2. A method of making a plurality of containers as set forth in claim 1, wherein said valve manufacturing step comprises the steps of positioning an adhesive on an inner surface of the vent material in a pattern corresponding to the sealable areas and wherein said valve-securing step comprises securing the the aligned valves to the container structures with this adhesive.

3. A method of making a plurality of containers as set forth in claim 2, wherein said valve manufacturing step comprises the steps of positioning a vent-to-cover adhesive between the outer surface of the vent material and the inner surface of the cover material, and wherein said vent-to-cover securing step comprises securing the outer surface of the vent material to the inner surface of the cover material with this adhesive.

4. A method of making a plurality of containers as set forth in claim 1, wherein said valve manufacturing step comprises the steps of positioning a vent-to-cover adhesive between the outer surface of the vent material and the inner surface of the cover material, and wherein said vent-to-cover securing step comprises securing the outer surface of the vent material to the inner surface of the cover material with this adhesive.

5. A method of making a plurality of containers as set forth in claim 1, wherein the area between the vent layer and the cover layer is a sealed area which forms a sealed passageway between the vent layer and the cover layer, and wherein the method further comprises the step of cutting slits in the cover material whereby each valve will include at least one slit in its cover layer whereby gasses can pass from the sealable area, through the vent layer to the sealed area, and exit the sealed area through the at least one slit.

6. A method of making a plurality of containers as set forth in claim 1, wherein the area between the vent layer and the cover layer is a baffle area whereby the expected gasses will pass through the sealable area and through the vent layer into the baffle area and exit the baffle area after being turned substantially perpendicular by the cover layer.

7. A method of making a plurality of containers, comprising the steps of:

manufacturing a plurality of container structures, each container structure having an opening therein,

separately manufacturing a plurality of valves, each valve comprising a vent layer which is pervious with respect to expected gasses and a sealable area,

aligning each of the valves with an opening in a container structure so that the sealable area forms a sealed passageway between the vent layer and the container structure, and

securing the aligned valves to the container structures;

wherein the valve manufacturing step comprises providing a web comprising a plurality of valves temporarily attached to a liner for selective removal therefrom for integration into a container structure; and

wherein each of the valves comprises a vent layer pervious with respect to expected gasses and a cover layer overlaying the vent layer and defining a sealed area between the vent layer and the cover layer through which the expected gasses pass to exit the valve, and at least one slit through the cover layer forming an exit from the sealed area.

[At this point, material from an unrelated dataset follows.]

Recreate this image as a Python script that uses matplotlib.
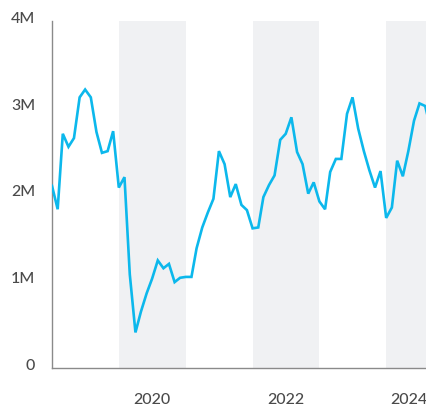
import matplotlib

matplotlib.use("Agg")
import matplotlib.pyplot as plt
import matplotlib.transforms as mtransforms
import pandas as pd

# monthly values, Jan 2019 - Sep 2024 (millions)
values_2019 = [2.10, 1.83, 2.70, 2.55, 2.65, 3.12, 3.21, 3.12, 2.72, 2.48, 2.50, 2.73]
values_2020 = [2.08, 2.20, 1.08, 0.41, 0.65, 0.86, 1.03, 1.24, 1.15, 1.20, 0.99, 1.04]
values_2021 = [1.05, 1.05, 1.38, 1.62, 1.79, 1.95, 2.50, 2.35, 1.97, 2.12, 1.88, 1.82]
values_2022 = [1.61, 1.62, 1.97, 2.11, 2.22, 2.63, 2.70, 2.89, 2.49, 2.35, 2.01, 2.14]
values_2023 = [1.92, 1.83, 2.26, 2.41, 2.41, 2.93, 3.12, 2.76, 2.50, 2.28, 2.08, 2.27]
values_2024 = [1.73, 1.85, 2.39, 2.21, 2.50, 2.85, 3.05, 3.02, 2.75]

values = values_2019 + values_2020 + values_2021 + values_2022 + values_2023 + values_2024
dates = pd.date_range("2019-01-01", periods=len(values), freq="MS")

shaded_years = [2020, 2022, 2024]
tick_years = [2020, 2022, 2024]
y_ticks = [0, 1, 2, 3, 4]
y_labels = ["0", "1M", "2M", "3M", "4M"]

LINE = "#0cb8ec"
BAND = "#f0f1f3"
TEXT = "#4a4a4a"
SPINE = "#8a8a8a"
FONT = ["Lato", "DejaVu Sans"]

fig = plt.figure(figsize=(4.27, 4.06), dpi=100)
ax = fig.add_axes([52 / 427, 37 / 406, 1 - 52 / 427, 347 / 406])

for yr in shaded_years:
    ax.axvspan(pd.Timestamp(f"{yr}-01-01"), pd.Timestamp(f"{yr + 1}-01-01"),
               color=BAND, lw=0, zorder=0)

ax.plot(dates, [v * 1e6 for v in values], color=LINE, lw=1.9,
        solid_joinstyle="miter", zorder=3)

ax.set_xlim(pd.Timestamp("2019-01-01"), pd.Timestamp("2024-08-11"))
ax.set_ylim(0, 4e6)

ax.set_yticks([t * 1e6 for t in y_ticks])
ax.set_yticklabels(y_labels)
ax.set_xticks([pd.Timestamp(f"{y}-07-01") for y in tick_years])
ax.set_xticklabels([str(y) for y in tick_years])

ax.tick_params(axis="both", length=0, labelsize=11.5, labelcolor=TEXT)
ax.tick_params(axis="y", pad=12)
ax.tick_params(axis="x", pad=17)

# lift the y labels a little, as in the reference
lift = mtransforms.ScaledTranslation(0, 4.5 / 100, fig.dpi_scale_trans)
for lab in ax.get_yticklabels():
    lab.set_transform(lab.get_transform() + lift)

# last year label is pulled left so it stays inside the figure
shift = mtransforms.ScaledTranslation(-11 / 100, 0, fig.dpi_scale_trans)
last = ax.get_xticklabels()[-1]
last.set_transform(last.get_transform() + shift)

for s in ["top", "right"]:
    ax.spines[s].set_visible(False)
for s in ["left", "bottom"]:
    ax.spines[s].set_color(SPINE)
    ax.spines[s].set_linewidth(1.0)

for lab in ax.get_xticklabels() + ax.get_yticklabels():
    lab.set_family(FONT)
    lab.set_fontweight("medium")

fig.savefig("out.png", dpi=100)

8. A method of making a plurality of containers as set forth in claim 7, wherein each of the valves comprises a container-to-vent adhesive on an inner surface of the vent layer for permanently attaching each valve to the container structure upon integration, and wherein the container-to-vent adhesive temporarily attaches the valve to the liner.

9. A method of making a plurality of containers as set forth in claim 7, wherein the valve manufacturing step comprises:

providing a vent material which is pervious with respect to expected gasses and cutting the vent material into shapes corresponding to the shape of the vent layer,

providing a cover material which is impervious with respect to the expected gasses and cutting the vent material into shapes corresponding to the shape of the vent layer,

overlaying the vent material and the cover material so that the outer surface of the vent material is adjacent an inner surface of the cover material, and

securing the outer surface of the vent material to the inner surface of the cover material;

wherein said vent-material cutting step and said cover-material-cutting step are performed at the same time.

10. A method as set forth in claim 7, wherein each valve further comprises a vent-to-cover adhesive securing the outer surface of the vent layer to the inner surface of the cover layer.

11. A method of making a plurality of containers, comprising the steps of:

manufacturing a plurality of container structures, each container structure having an opening therein;

separately manufacturing a plurality of valves, each valve comprising a vent layer which is pervious with respect to expected gasses and a sealable area;

aligning each of the valves with the opening in the container structure so that the sealable area forms a sealed passageway between the vent layer and the container structure; and

securing the aligned valves to the container structures;

wherein the valve manufacturing step includes the step of providing a web comprising a plurality of valves temporarily attached to a liner for selective removal therefrom for integration into a container structure;

wherein each of the valves comprises a vent layer pervious with respect to expected gasses, a cover layer overlaying the vent layer and defining a baffle area between the vent layer and the cover layer whereby released gasses can pass through the vent layer to the baffle area and exit the baffle area after being turned substantially perpendicular by the cover layer.

12. A method of making a plurality of containers as set forth in claim 11, wherein each of the valves comprises a container-to-vent adhesive on an inner surface of the vent layer for permanently attaching each valve to the container structure upon integration, and wherein the container-to-vent adhesive temporarily attaches the valve to the liner.

13. A method of making a plurality of containers as set forth in claim 11, wherein said valve manufacturing step comprises:

providing a vent material which is pervious with respect to expected gasses and cutting the vent material into shapes corresponding to the shape of the vent layer,

providing a cover material which is impervious with respect to the expected gasses and cutting the vent material into shapes corresponding to the shape of the vent layer,

overlaying the vent material and the cover material so that the outer surface of the vent material is adjacent an inner surface of the cover material, and

securing the outer surface of the vent material to the inner surface of the cover material;

wherein the vent-material cutting step and the cover-material-cutting step are performed at the same time.

14. A method as set forth in claim 11, wherein each valve further comprises a vent-to-cover adhesive securing the outer surface of the vent layer to the inner surface of the cover layer to form the baffle area.